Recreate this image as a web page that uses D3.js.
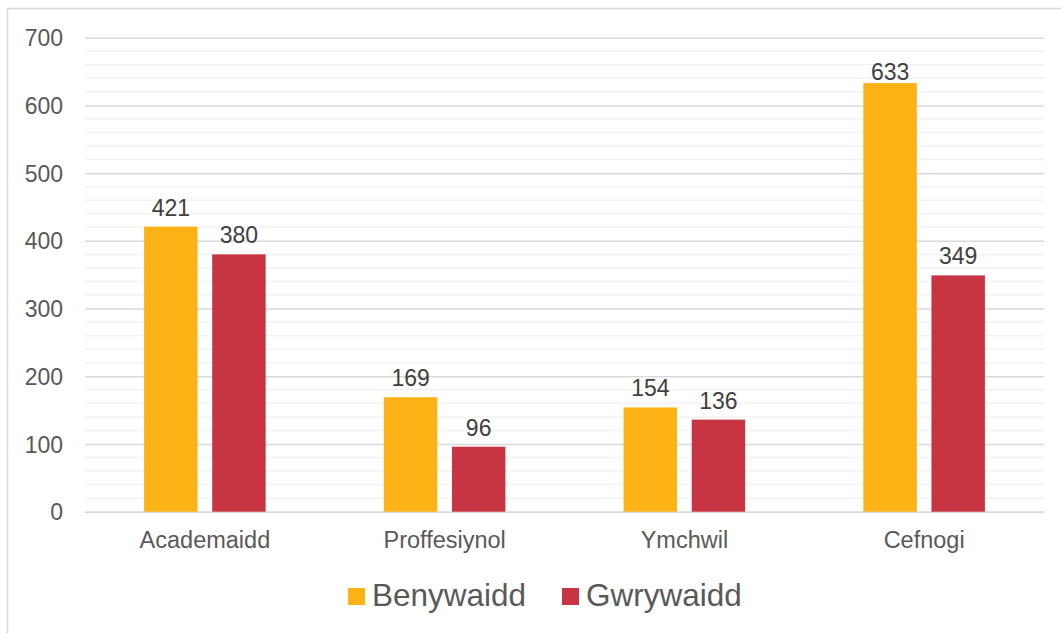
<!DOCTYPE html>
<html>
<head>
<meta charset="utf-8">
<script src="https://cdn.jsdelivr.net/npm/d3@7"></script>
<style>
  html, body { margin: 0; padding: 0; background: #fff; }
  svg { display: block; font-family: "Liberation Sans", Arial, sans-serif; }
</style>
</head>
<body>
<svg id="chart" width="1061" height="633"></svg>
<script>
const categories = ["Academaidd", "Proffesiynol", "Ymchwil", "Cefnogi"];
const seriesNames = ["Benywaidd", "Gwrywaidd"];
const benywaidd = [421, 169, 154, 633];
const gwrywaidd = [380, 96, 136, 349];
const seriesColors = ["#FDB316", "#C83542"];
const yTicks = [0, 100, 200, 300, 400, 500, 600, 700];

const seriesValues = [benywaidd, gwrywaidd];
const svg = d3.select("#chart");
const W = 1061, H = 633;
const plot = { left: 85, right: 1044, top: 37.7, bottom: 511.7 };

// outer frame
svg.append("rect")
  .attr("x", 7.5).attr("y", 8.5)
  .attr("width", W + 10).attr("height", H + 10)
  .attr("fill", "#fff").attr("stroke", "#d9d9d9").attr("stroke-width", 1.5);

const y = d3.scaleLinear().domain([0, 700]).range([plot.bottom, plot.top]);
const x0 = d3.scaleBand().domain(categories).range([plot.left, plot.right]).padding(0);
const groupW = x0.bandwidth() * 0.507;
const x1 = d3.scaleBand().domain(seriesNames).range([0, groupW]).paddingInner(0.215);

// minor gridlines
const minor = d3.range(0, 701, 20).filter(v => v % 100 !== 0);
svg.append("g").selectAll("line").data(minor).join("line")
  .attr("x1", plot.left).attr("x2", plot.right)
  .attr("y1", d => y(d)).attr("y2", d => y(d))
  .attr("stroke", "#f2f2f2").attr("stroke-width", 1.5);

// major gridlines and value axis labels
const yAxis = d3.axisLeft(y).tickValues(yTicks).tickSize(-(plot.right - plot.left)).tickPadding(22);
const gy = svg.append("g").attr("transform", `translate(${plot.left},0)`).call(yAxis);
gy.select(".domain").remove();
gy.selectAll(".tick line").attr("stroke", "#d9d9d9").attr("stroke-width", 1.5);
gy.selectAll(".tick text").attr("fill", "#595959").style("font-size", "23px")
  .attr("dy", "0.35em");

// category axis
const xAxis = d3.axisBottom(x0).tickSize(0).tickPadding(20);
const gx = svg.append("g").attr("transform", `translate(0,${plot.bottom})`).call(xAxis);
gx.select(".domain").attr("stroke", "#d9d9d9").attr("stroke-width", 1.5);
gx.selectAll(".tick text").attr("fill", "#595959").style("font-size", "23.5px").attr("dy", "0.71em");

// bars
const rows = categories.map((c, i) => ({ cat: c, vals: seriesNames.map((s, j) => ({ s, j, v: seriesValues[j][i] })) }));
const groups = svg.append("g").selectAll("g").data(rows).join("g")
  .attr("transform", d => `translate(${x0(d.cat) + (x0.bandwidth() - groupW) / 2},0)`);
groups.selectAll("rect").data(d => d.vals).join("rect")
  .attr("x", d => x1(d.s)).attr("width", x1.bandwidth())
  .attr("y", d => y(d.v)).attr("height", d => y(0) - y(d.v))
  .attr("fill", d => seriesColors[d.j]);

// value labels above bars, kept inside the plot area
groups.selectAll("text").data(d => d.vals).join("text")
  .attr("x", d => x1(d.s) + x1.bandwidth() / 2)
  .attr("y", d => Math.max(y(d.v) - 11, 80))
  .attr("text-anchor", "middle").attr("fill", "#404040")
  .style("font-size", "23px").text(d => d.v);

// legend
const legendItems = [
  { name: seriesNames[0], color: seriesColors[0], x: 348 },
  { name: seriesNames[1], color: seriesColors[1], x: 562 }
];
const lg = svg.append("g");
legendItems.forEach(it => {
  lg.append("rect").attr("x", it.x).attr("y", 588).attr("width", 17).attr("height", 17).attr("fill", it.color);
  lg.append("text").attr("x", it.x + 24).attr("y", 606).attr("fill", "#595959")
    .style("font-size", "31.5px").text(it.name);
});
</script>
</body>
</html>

*****

- Written problem: Transcribe each line above verbatim, with the pictures left out.

- Written reply:
Recreate this image as a web page that uses D3.js.
<!DOCTYPE html>
<html>
<head>
<meta charset="utf-8">
<script src="https://cdn.jsdelivr.net/npm/d3@7"></script>
<style>
  html, body { margin: 0; padding: 0; background: #fff; }
  svg { display: block; font-family: "Liberation Sans", Arial, sans-serif; }
</style>
</head>
<body>
<svg id="chart" width="1061" height="633"></svg>
<script>
const categories = ["Academaidd", "Proffesiynol", "Ymchwil", "Cefnogi"];
const seriesNames = ["Benywaidd", "Gwrywaidd"];
const benywaidd = [421, 169, 154, 633];
const gwrywaidd = [380, 96, 136, 349];
const seriesColors = ["#FDB316", "#C83542"];
const yTicks = [0, 100, 200, 300, 400, 500, 600, 700];

const seriesValues = [benywaidd, gwrywaidd];
const svg = d3.select("#chart");
const W = 1061, H = 633;
const plot = { left: 85, right: 1044, top: 37.7, bottom: 511.7 };

// outer frame
svg.append("rect")
  .attr("x", 7.5).attr("y", 8.5)
  .attr("width", W + 10).attr("height", H + 10)
  .attr("fill", "#fff").attr("stroke", "#d9d9d9").attr("stroke-width", 1.5);

const y = d3.scaleLinear().domain([0, 700]).range([plot.bottom, plot.top]);
const x0 = d3.scaleBand().domain(categories).range([plot.left, plot.right]).padding(0);
const groupW = x0.bandwidth() * 0.507;
const x1 = d3.scaleBand().domain(seriesNames).range([0, groupW]).paddingInner(0.215);

// minor gridlines
const minor = d3.range(0, 701, 20).filter(v => v % 100 !== 0);
svg.append("g").selectAll("line").data(minor).join("line")
  .attr("x1", plot.left).attr("x2", plot.right)
  .attr("y1", d => y(d)).attr("y2", d => y(d))
  .attr("stroke", "#f2f2f2").attr("stroke-width", 1.5);

// major gridlines and value axis labels
const yAxis = d3.axisLeft(y).tickValues(yTicks).tickSize(-(plot.right - plot.left)).tickPadding(22);
const gy = svg.append("g").attr("transform", `translate(${plot.left},0)`).call(yAxis);
gy.select(".domain").remove();
gy.selectAll(".tick line").attr("stroke", "#d9d9d9").attr("stroke-width", 1.5);
gy.selectAll(".tick text").attr("fill", "#595959").style("font-size", "23px")
  .attr("dy", "0.35em");

// category axis
const xAxis = d3.axisBottom(x0).tickSize(0).tickPadding(20);
const gx = svg.append("g").attr("transform", `translate(0,${plot.bottom})`).call(xAxis);
gx.select(".domain").attr("stroke", "#d9d9d9").attr("stroke-width", 1.5);
gx.selectAll(".tick text").attr("fill", "#595959").style("font-size", "23.5px").attr("dy", "0.71em");

// bars
const rows = categories.map((c, i) => ({ cat: c, vals: seriesNames.map((s, j) => ({ s, j, v: seriesValues[j][i] })) }));
const groups = svg.append("g").selectAll("g").data(rows).join("g")
  .attr("transform", d => `translate(${x0(d.cat) + (x0.bandwidth() - groupW) / 2},0)`);
groups.selectAll("rect").data(d => d.vals).join("rect")
  .attr("x", d => x1(d.s)).attr("width", x1.bandwidth())
  .attr("y", d => y(d.v)).attr("height", d => y(0) - y(d.v))
  .attr("fill", d => seriesColors[d.j]);

// value labels above bars, kept inside the plot area
groups.selectAll("text").data(d => d.vals).join("text")
  .attr("x", d => x1(d.s) + x1.bandwidth() / 2)
  .attr("y", d => Math.max(y(d.v) - 11, 80))
  .attr("text-anchor", "middle").attr("fill", "#404040")
  .style("font-size", "23px").text(d => d.v);

// legend
const legendItems = [
  { name: seriesNames[0], color: seriesColors[0], x: 348 },
  { name: seriesNames[1], color: seriesColors[1], x: 562 }
];
const lg = svg.append("g");
legendItems.forEach(it => {
  lg.append("rect").attr("x", it.x).attr("y", 588).attr("width", 17).attr("height", 17).attr("fill", it.color);
  lg.append("text").attr("x", it.x + 24).attr("y", 606).attr("fill", "#595959")
    .style("font-size", "31.5px").text(it.name);
});
</script>
</body>
</html>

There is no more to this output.